Bug #1896
VMs stuck in UNKNOWN mode
Status: | Closed | Start date: | 04/12/2013 | |
---|---|---|---|---|
Priority: | Normal | Due date: | ||
Assignee: | - | % Done: | 0% | |
Category: | - | |||
Target version: | - | |||
Resolution: | fixed | Pull request: | ||
Affected Versions: | OpenNebula 3.8 |
Description
Hello,
I'm facing a really strange behaviour since a few weeks now.
I've shutted down my whole ONE infra, and put it online again.
All the VMs have been restored via sunstone.
And 90% of them went back to RUNNING.
But on 2 hosts only, the VMs are still stuck in UNKNOWN status.
"virsh list" on host is saying that they are running.
e.g :
virsh list
Id Name State
----------------------------------
1 one-294 running
"ruby /var/tmp/one/vmm/kvm/poll one-xxx" is giving an answer with monitoring information.
e.g :
ruby -wd /var/tmp/one/vmm/kvm/poll one-294
STATE=a NETTX=231069507 USEDCPU=0.1 USEDMEMORY=2118112 NETRX=507801157
But in oned.log the answer of the poll is still status=d.
e.g :
Fri Apr 12 08:13:56 2013 [VMM][I]: Monitoring VM 294.
Fri Apr 12 08:13:56 2013 [VMM][D]: Message received: LOG I 294 ExitCode: 0
Fri Apr 12 08:13:56 2013 [VMM][D]: Message received: POLL SUCCESS 294 STATE=d
I verified that oneadmin has still rights to access passwordlessly the hosts and it's correctly configured.
I'm a bit loosing my french with this since it seems that the value is not cached anywhere, but I didn't check the DB.
Any help on this could be of great use.
Kind regards
Cyrille
History
#1 Updated by Ruben S. Montero about 8 years ago
The answers are different indeed:
POLL SUCCESS 294 STATE=d
vs
STATE=a NETTX=231069507 USEDCPU=0.1 USEDMEMORY=2118112 NETRX=507801157
Maybe not all the scripts have been properly copied.
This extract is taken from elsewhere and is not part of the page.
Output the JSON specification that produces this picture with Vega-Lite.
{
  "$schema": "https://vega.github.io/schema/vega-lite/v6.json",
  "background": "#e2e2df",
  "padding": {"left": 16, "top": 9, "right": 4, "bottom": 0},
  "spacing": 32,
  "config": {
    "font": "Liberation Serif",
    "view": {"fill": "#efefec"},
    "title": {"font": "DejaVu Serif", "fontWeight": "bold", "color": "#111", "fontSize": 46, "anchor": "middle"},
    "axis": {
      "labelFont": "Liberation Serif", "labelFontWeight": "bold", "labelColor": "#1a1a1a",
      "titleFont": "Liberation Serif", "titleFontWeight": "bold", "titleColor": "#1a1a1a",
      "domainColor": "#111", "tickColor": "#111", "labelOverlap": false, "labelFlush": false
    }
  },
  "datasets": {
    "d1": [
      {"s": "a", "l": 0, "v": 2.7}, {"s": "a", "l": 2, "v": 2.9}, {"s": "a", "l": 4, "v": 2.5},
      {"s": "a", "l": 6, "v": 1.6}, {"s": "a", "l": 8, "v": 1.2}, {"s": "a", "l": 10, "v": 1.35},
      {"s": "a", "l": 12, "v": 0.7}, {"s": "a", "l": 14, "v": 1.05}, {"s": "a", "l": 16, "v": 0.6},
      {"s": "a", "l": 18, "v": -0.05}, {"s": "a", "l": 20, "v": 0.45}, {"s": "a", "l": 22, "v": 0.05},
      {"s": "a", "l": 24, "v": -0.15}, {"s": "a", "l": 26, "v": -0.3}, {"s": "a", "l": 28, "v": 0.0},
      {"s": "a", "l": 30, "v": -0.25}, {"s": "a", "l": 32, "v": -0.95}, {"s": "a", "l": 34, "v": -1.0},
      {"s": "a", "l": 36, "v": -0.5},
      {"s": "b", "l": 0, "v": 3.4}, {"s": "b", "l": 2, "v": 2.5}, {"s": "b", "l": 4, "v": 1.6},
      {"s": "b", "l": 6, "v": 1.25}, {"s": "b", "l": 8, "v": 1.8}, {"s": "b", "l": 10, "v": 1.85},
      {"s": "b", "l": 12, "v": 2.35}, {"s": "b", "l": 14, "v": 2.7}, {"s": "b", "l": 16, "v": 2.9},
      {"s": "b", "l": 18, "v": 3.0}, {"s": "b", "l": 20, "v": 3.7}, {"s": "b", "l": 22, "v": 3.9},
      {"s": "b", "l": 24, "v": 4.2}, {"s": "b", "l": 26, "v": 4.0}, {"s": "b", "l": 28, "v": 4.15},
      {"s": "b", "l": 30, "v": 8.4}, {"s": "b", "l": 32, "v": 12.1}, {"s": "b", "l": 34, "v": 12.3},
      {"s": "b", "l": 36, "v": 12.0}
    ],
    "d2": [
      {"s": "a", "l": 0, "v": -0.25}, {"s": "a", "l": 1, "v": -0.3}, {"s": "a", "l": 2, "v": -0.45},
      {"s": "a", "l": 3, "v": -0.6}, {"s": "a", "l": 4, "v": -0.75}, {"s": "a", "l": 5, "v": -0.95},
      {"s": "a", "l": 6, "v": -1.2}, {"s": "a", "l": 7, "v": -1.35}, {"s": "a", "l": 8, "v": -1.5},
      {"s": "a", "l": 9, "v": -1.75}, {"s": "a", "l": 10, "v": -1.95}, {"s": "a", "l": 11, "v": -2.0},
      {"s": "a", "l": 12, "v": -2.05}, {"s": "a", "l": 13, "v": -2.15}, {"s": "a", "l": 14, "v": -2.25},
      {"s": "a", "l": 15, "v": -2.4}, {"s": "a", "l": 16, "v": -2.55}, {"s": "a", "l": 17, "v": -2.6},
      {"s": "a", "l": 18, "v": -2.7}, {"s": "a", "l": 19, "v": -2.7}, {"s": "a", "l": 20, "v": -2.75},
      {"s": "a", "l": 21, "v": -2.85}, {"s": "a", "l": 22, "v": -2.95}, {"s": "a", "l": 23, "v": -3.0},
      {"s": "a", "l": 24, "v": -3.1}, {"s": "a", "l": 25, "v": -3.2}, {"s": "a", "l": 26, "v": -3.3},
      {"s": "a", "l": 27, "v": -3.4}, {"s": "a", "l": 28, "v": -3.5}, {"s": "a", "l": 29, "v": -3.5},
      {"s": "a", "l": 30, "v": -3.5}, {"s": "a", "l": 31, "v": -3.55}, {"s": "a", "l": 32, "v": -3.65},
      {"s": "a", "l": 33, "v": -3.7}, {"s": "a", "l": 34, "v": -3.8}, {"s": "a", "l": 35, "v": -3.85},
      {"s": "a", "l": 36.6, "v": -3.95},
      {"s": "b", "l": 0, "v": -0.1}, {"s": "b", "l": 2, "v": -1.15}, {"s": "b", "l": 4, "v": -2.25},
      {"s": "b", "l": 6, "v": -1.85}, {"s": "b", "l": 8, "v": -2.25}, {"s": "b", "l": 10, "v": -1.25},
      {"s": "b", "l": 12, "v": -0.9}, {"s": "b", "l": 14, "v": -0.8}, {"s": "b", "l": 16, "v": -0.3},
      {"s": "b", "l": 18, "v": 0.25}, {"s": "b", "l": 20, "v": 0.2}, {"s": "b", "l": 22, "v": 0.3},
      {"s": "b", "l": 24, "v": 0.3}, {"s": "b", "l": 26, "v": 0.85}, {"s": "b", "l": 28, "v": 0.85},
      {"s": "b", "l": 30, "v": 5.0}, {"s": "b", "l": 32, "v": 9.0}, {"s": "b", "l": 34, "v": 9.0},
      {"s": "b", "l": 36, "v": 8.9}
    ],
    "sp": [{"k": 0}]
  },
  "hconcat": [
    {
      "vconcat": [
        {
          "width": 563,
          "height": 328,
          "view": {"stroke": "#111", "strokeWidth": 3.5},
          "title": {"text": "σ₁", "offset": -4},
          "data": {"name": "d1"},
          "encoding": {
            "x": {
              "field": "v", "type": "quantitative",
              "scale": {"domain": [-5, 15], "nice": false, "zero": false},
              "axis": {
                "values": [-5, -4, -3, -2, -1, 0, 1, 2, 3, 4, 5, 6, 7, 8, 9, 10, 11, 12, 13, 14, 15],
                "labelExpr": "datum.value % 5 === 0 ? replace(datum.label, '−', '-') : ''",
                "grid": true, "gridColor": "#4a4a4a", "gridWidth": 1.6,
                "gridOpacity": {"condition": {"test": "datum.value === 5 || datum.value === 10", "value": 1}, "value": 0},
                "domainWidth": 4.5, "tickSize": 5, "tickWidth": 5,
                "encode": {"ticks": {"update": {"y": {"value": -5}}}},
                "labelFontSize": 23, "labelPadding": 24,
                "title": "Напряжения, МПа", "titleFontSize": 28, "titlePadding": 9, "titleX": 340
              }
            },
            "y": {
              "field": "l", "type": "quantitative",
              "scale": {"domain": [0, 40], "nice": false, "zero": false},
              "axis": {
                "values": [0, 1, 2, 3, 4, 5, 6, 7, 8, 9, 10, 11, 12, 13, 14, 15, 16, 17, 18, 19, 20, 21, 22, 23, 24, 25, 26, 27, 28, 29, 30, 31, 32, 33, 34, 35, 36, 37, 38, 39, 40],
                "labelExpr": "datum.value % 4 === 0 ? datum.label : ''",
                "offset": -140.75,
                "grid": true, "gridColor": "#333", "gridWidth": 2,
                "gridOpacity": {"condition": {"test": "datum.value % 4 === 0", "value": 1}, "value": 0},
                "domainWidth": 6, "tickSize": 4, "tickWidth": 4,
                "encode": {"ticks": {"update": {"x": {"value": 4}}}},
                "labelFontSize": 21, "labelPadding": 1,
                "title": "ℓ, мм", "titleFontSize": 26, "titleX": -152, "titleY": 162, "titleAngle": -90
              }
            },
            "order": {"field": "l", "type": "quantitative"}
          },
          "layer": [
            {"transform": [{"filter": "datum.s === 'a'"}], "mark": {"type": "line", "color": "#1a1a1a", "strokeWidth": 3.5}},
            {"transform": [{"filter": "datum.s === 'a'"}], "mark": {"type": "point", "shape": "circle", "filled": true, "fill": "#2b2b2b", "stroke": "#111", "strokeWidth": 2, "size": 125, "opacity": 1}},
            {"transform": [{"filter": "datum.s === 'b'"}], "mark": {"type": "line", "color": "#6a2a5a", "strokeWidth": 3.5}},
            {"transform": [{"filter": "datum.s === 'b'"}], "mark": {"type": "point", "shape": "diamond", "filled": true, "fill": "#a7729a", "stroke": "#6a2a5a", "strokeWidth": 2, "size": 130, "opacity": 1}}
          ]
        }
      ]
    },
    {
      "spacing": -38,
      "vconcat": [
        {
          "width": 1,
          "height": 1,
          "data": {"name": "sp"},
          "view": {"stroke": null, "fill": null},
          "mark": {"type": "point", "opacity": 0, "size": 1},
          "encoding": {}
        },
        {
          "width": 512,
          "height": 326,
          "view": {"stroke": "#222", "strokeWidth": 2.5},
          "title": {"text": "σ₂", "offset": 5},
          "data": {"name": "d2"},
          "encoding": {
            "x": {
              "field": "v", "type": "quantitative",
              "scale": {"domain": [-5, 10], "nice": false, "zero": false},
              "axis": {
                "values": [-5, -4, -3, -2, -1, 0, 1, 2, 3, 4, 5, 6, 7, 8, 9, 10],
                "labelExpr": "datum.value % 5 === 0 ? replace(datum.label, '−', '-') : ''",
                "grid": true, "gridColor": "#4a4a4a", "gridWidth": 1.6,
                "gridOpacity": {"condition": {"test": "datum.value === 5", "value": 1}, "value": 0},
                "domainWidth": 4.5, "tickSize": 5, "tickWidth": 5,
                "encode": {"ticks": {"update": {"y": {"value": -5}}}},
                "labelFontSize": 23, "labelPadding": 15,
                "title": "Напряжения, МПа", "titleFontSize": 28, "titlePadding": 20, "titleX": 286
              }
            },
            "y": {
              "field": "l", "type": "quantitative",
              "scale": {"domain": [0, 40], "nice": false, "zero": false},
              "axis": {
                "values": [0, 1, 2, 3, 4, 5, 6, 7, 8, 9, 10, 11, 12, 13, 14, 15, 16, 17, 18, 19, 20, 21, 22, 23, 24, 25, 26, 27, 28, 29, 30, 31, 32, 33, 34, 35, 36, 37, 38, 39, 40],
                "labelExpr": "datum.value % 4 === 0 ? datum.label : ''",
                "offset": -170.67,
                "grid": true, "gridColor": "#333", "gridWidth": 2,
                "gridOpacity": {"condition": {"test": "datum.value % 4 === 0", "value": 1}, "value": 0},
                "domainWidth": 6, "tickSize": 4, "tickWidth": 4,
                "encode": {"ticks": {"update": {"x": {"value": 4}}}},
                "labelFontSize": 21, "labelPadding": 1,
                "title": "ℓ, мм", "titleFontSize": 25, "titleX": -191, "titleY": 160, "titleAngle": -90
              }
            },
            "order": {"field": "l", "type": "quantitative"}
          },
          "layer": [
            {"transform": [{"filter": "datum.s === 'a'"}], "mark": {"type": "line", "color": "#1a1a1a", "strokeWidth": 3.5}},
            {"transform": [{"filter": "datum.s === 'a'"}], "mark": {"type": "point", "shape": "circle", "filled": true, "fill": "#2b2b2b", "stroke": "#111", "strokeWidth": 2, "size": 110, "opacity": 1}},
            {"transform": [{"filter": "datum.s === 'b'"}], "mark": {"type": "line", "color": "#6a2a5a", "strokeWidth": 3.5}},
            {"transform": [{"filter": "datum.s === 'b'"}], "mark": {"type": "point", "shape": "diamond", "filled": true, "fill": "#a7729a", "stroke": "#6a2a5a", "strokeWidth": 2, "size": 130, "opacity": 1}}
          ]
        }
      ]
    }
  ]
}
Maybe you can try to remove and copy again the whole /var/tmp/one/ (either manually or with onehost sync)
#2 Updated by Cyrille Duverne about 8 years ago
Hello,
I made a onehost sync and now, ho magic, ALL VMs are in UNKNOWN status, except the ones that are present on the sunstone machine...
That's a change, not in the good way, but still...
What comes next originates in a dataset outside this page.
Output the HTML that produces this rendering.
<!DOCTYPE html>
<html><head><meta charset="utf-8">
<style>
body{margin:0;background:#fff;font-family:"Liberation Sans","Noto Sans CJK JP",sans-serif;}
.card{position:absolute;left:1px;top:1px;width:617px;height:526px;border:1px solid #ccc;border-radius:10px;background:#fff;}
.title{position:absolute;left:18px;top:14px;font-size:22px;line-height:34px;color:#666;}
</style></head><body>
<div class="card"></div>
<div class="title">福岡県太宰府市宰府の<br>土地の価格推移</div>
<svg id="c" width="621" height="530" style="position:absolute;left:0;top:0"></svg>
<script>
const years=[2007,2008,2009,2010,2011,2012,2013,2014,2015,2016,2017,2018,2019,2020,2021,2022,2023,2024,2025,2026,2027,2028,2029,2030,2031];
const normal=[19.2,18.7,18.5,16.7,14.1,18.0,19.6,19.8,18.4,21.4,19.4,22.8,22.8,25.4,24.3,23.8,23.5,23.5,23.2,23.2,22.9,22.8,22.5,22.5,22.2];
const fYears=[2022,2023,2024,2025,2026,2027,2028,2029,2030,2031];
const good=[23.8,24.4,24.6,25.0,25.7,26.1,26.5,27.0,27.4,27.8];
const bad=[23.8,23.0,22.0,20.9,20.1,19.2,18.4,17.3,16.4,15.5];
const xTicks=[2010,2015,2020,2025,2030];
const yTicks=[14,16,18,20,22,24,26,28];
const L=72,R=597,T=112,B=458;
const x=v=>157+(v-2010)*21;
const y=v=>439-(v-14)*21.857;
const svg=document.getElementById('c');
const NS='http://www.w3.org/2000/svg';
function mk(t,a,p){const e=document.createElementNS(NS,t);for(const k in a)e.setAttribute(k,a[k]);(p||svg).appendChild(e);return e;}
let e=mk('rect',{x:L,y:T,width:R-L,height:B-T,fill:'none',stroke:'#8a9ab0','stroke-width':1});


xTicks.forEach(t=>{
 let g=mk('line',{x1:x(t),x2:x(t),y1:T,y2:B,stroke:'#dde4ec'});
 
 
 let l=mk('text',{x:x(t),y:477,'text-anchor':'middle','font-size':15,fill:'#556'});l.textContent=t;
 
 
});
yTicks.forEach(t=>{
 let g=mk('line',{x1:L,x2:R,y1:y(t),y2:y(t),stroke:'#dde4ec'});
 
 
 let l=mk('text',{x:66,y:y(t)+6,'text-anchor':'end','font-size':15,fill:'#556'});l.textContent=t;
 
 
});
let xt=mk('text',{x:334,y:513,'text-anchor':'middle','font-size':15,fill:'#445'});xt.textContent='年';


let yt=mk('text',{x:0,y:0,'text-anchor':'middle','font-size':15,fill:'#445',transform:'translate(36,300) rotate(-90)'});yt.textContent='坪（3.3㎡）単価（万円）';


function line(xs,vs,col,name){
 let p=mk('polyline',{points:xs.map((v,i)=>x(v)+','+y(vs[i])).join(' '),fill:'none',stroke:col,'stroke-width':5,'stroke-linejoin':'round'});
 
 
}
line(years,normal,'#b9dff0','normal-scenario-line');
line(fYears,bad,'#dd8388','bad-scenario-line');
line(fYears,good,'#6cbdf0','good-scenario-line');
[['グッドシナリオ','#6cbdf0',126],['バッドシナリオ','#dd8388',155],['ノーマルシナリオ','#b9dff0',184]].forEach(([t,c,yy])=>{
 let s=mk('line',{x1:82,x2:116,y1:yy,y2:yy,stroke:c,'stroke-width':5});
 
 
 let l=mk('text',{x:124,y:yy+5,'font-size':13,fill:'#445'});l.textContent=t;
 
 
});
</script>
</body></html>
Thanks in advance for your feedback.
Cyrille
#3 Updated by Ruben S. Montero about 8 years ago
Are the /var/tmp/one being recreated in the host, do you have any problem (e.g. space) in /var/tmp in that host?
#4 Updated by Cyrille Duverne about 8 years ago
Well,
No space issue on the hosts.
But from the master : ls -lArth /var/tmp : drwxr-xr-x 10 oneadmin oneadmin 4.0K Sep 30 2012 one
From the remote hosts : ls -lArth /var/tmp : drwxr-xr-x 9 oneadmin oneadmin 4.0K Nov 23 10:43 one
Is this normal that after the onehost sync the folder is aged of 23/11 ?
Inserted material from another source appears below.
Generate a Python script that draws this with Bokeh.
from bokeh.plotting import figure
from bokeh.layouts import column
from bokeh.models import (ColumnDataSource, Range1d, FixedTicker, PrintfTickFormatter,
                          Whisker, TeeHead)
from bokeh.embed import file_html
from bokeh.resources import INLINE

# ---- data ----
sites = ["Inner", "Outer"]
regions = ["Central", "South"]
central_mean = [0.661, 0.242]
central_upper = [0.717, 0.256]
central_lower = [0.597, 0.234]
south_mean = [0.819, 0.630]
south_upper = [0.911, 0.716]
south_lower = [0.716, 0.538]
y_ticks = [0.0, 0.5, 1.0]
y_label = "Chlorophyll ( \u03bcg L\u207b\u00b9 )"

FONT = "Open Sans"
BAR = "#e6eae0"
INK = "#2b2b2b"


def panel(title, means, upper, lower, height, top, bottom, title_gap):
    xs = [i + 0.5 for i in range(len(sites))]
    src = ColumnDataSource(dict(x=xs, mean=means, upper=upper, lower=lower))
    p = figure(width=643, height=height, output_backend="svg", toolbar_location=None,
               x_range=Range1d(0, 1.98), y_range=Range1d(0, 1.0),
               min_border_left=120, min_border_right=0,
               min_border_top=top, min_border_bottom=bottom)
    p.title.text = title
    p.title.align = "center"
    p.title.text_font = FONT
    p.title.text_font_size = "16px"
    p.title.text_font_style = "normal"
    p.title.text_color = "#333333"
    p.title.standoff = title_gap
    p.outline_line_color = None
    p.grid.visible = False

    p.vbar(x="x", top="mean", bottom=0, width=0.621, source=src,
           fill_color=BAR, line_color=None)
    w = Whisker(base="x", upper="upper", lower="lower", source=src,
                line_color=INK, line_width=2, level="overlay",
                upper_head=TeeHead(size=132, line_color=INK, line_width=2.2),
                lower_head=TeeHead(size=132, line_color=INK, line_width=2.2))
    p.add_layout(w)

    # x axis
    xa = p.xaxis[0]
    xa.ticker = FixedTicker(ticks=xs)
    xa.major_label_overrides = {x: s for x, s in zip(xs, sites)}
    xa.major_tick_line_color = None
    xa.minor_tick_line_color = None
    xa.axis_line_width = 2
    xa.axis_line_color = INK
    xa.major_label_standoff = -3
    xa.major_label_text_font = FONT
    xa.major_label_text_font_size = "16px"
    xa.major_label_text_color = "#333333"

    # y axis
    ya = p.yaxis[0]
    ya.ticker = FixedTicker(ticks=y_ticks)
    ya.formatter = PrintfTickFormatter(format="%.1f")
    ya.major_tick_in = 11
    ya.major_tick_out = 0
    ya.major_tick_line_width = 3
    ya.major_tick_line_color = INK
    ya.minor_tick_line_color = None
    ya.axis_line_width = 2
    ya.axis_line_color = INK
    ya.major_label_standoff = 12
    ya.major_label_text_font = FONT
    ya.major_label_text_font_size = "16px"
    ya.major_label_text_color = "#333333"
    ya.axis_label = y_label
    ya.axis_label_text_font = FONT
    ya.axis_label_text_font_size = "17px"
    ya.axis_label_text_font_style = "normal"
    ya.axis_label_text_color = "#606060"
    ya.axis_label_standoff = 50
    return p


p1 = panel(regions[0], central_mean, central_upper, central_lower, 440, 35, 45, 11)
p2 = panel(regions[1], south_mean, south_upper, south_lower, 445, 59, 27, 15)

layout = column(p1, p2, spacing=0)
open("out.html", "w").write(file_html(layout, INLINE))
It seems to be really weird for me... I really don't understand the issue here.
All accesses are granted to oneadmin, poll directly from the host give a good answer, but when coming from the master, it seems not to be working...
#5 Updated by Ruben S. Montero about 8 years ago
I do not see how this would affect the execution of run_probes, so to be different from the command line and from the dirver (ssh). But it may be worth trying to sync the clocks of master and host, recreate the /var/tmp/one and see if that fix the problem...
#6 Updated by Cyrille Duverne about 8 years ago
Well well well, I finally managed to solve this.
By... drumbs are rolling... removing ganglia options in oned.conf !
I'm using ganglia and for an unknown reason it seems that ganglia was not responding on 2 hosts...
Then I've chosen to remove it.
Do you know any other monitoring soft that doesn't need to have an agent running on the VM to achieve basic monitoring tasks ?
Let me say that this kind of feature integrated in ONE could be GREAT !!!
Thanks a lot for your investigation and time.
Have a great week end.
Cyrille
#7 Updated by Ruben S. Montero about 8 years ago
- Status changed from New to Closed
- Resolution set to fixed
OK. Great!!!
Yes we are thinking in developing a very thin and light agent using the current probe mechanism and the XML-RPC API of OpenNebula. Basically adding an option to change the monitoring strategy from pull (polling based) to push...